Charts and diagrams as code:
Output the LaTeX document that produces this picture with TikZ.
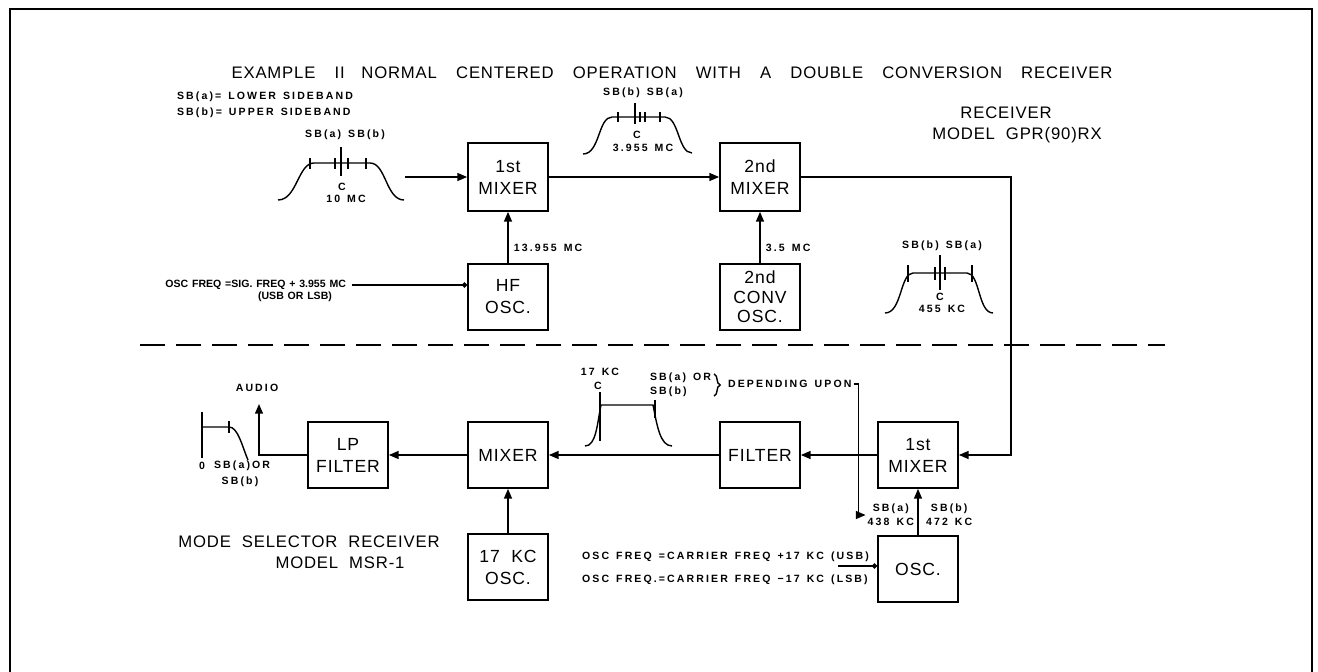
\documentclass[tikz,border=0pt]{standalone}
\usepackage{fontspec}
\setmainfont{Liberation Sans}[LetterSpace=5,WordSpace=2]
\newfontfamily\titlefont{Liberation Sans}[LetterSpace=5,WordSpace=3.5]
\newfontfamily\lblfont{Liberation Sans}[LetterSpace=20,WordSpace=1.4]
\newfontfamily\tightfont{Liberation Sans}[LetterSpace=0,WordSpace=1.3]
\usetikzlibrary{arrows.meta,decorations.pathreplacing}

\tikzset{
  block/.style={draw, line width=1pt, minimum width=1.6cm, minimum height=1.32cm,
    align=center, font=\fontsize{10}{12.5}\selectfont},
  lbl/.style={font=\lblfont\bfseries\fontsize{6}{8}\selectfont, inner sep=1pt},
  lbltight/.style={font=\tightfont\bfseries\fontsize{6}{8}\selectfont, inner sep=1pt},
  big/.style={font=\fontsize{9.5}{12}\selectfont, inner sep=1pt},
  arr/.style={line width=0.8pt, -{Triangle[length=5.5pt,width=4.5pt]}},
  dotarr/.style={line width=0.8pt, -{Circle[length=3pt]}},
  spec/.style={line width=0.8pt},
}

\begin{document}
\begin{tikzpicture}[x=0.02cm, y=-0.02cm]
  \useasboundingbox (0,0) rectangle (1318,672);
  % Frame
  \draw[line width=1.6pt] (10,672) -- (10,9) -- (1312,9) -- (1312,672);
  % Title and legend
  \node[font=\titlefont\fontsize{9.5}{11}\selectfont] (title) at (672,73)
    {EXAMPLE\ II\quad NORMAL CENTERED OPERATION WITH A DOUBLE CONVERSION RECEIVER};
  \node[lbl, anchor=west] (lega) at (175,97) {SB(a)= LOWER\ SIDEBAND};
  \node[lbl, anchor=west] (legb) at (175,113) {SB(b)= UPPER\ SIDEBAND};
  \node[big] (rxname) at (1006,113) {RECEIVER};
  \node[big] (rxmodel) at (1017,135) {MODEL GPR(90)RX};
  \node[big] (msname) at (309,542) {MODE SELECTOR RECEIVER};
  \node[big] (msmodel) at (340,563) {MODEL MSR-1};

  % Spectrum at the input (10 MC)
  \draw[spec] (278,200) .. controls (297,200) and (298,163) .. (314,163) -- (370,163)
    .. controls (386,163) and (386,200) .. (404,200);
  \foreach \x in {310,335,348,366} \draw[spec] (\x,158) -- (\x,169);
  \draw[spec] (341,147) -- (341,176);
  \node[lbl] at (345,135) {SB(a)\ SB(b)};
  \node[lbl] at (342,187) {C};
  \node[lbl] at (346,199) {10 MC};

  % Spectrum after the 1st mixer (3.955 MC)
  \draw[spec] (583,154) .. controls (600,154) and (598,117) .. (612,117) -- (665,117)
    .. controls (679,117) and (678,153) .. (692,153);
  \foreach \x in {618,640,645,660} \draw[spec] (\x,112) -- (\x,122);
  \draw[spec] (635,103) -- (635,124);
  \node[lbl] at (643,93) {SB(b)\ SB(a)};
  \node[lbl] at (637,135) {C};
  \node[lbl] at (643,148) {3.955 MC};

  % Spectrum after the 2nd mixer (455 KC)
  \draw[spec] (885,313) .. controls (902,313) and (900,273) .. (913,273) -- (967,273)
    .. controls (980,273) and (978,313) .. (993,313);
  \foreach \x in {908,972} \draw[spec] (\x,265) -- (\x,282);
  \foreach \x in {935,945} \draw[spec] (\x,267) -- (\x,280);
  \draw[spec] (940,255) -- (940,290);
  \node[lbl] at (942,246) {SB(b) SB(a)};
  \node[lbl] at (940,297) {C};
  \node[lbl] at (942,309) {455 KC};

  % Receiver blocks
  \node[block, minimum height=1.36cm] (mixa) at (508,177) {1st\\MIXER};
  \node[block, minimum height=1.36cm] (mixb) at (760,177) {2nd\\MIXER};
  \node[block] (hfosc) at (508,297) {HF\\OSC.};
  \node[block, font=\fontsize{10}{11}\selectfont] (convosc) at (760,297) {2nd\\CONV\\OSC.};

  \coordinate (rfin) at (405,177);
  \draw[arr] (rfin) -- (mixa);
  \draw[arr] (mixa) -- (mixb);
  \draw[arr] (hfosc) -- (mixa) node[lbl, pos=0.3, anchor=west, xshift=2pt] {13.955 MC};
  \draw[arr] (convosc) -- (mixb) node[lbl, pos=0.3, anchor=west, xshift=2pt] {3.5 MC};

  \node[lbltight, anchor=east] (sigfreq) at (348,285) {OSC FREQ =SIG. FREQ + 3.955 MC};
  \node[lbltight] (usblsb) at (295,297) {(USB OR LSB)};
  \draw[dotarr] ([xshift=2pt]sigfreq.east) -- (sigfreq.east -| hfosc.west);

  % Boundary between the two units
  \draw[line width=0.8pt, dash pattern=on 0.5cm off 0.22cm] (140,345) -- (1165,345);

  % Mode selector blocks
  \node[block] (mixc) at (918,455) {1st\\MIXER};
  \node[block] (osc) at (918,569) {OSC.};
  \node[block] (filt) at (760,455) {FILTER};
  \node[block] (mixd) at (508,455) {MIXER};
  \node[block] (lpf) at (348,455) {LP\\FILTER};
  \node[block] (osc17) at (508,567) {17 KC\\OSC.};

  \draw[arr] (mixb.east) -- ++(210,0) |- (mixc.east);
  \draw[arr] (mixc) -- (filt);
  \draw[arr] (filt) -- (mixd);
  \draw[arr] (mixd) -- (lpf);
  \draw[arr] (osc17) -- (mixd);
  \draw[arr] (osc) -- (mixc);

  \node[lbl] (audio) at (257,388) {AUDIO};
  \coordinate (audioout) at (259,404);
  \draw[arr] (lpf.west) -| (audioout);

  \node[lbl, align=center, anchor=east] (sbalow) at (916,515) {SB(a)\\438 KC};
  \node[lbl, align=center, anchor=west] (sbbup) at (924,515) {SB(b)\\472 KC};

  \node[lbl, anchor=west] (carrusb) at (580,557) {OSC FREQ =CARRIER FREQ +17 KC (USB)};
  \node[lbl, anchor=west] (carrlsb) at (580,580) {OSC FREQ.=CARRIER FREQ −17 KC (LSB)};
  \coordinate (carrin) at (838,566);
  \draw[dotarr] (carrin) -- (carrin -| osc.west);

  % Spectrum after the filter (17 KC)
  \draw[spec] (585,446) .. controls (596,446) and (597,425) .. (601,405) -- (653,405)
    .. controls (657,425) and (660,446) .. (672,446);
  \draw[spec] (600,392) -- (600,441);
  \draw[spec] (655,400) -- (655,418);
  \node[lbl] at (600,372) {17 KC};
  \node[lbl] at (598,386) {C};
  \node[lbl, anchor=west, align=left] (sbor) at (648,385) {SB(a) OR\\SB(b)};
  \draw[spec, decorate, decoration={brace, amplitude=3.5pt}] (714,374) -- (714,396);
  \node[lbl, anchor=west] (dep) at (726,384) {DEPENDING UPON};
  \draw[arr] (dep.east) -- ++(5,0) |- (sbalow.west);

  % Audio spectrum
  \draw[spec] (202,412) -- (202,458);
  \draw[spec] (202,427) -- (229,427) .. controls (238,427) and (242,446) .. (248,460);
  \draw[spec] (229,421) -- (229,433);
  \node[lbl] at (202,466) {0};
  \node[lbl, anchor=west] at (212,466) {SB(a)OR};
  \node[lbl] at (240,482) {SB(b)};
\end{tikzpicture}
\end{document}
...
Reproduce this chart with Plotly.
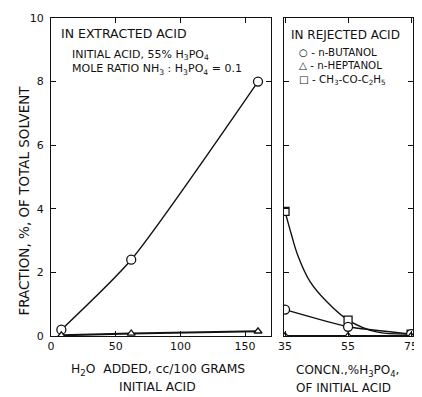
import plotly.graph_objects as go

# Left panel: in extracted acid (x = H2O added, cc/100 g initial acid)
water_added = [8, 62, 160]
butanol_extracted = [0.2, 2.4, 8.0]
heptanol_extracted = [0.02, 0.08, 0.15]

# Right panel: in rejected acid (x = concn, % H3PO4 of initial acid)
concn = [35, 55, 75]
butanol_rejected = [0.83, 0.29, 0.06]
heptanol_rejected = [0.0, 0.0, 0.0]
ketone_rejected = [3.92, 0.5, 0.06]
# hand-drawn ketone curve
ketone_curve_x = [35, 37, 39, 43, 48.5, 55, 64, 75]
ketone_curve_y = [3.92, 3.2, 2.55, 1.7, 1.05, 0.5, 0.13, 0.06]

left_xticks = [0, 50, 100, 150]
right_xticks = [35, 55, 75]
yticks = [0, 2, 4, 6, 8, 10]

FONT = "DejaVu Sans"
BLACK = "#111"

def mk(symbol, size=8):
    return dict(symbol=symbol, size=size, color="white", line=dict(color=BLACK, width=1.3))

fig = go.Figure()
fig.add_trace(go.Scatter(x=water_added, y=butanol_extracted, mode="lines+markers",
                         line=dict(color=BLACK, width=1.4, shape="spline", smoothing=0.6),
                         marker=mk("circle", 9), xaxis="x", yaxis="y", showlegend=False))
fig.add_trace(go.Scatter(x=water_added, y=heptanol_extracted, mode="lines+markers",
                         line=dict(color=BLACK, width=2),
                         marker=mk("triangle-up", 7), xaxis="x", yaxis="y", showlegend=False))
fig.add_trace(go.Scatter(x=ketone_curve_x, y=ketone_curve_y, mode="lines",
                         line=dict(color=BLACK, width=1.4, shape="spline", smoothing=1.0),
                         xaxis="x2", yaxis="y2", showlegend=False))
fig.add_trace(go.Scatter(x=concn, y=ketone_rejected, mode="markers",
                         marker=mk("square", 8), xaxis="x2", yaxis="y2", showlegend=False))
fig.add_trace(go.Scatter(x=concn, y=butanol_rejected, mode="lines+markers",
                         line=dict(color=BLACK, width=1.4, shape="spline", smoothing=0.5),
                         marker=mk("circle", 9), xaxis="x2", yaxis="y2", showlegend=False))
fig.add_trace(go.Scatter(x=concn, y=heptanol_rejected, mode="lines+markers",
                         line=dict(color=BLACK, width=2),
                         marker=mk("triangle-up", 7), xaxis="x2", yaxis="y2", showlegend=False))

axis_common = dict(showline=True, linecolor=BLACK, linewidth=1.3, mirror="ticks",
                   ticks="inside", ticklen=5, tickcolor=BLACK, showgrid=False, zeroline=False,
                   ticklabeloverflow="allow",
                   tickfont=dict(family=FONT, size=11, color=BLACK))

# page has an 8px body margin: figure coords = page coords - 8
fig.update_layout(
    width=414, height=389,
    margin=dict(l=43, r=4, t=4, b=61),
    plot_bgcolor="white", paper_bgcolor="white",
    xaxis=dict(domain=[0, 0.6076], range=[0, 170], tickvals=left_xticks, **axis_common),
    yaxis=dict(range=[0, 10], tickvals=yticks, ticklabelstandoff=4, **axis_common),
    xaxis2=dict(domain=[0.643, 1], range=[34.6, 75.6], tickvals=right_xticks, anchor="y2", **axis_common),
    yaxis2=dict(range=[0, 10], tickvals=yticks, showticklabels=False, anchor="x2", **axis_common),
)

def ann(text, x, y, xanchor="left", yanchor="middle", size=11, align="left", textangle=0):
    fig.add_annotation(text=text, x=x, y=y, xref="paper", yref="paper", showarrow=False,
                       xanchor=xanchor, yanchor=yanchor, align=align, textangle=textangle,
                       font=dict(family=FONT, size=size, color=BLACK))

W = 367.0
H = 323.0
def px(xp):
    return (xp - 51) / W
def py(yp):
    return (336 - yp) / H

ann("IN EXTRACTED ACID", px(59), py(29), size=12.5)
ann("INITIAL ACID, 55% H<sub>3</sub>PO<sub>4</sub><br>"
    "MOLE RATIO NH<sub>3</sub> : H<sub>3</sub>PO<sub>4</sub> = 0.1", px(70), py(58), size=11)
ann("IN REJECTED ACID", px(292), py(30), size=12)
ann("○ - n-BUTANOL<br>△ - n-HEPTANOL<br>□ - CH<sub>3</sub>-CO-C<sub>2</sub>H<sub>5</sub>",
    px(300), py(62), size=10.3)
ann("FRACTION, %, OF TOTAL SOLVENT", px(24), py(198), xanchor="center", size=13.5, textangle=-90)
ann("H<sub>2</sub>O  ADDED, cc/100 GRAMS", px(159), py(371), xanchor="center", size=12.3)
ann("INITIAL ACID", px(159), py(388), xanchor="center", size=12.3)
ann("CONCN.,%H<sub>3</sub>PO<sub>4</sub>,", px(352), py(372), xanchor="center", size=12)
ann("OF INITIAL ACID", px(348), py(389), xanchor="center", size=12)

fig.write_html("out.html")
--
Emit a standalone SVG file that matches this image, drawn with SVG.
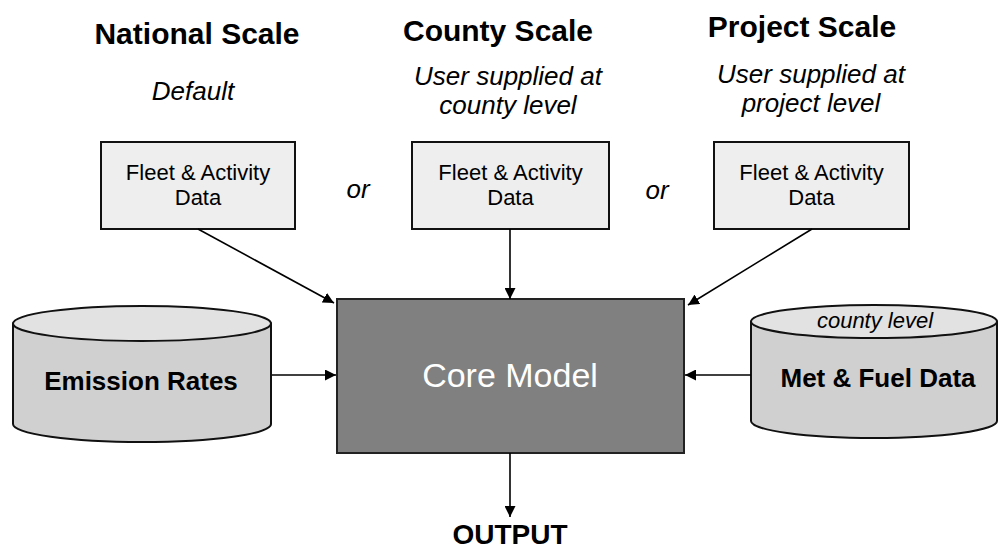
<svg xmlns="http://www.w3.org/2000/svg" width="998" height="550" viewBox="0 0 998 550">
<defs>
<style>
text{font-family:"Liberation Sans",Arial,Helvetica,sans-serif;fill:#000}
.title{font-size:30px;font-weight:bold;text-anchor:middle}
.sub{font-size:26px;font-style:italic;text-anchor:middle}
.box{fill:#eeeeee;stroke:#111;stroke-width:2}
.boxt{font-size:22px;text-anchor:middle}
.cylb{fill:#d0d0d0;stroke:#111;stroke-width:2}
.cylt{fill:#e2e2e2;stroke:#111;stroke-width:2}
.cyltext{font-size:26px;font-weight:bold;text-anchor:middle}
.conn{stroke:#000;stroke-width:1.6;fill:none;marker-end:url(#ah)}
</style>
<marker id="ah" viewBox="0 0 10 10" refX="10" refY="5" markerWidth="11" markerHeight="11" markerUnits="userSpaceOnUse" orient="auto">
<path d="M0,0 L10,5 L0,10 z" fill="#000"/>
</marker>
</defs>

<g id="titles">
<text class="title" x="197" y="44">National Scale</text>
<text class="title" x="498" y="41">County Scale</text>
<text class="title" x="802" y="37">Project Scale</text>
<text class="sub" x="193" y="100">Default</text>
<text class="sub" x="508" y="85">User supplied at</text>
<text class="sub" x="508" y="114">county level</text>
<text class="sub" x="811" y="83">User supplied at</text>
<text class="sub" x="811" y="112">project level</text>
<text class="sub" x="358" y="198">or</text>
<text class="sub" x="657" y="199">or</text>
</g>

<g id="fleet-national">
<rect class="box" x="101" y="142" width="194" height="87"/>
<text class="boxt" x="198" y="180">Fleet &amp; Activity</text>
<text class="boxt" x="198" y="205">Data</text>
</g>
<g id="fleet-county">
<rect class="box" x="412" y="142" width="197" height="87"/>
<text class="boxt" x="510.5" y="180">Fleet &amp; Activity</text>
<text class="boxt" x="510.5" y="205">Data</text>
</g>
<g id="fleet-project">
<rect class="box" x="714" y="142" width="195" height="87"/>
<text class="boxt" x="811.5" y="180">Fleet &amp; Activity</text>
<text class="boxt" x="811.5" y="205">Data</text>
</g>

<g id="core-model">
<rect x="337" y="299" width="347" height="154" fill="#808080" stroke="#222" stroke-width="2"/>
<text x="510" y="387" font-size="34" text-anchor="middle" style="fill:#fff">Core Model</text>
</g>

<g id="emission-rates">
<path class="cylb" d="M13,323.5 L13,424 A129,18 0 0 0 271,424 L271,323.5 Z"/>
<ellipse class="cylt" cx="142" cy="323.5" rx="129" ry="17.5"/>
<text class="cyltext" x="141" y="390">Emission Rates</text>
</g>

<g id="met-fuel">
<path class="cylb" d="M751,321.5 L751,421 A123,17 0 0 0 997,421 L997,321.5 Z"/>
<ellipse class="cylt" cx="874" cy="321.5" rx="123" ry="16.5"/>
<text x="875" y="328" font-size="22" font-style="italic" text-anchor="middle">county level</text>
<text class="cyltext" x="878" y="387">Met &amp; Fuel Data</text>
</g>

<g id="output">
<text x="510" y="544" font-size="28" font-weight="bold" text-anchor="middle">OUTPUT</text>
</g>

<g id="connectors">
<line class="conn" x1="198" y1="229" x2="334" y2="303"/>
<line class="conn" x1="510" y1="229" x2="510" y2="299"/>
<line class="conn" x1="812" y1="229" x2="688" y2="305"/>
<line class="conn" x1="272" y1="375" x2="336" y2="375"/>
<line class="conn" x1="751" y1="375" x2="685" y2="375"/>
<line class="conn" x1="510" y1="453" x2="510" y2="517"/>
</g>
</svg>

* [Work to complete]
Copy the listing above exactly, but only from the line with "Reproduce this chart with Plotly." through the line with "heptanol_extracted = [0.02, 0.08, 0.15]", including those two lines and excluding any picture.

* [Answer in full]
Reproduce this chart with Plotly.
import plotly.graph_objects as go

# Left panel: in extracted acid (x = H2O added, cc/100 g initial acid)
water_added = [8, 62, 160]
butanol_extracted = [0.2, 2.4, 8.0]
heptanol_extracted = [0.02, 0.08, 0.15]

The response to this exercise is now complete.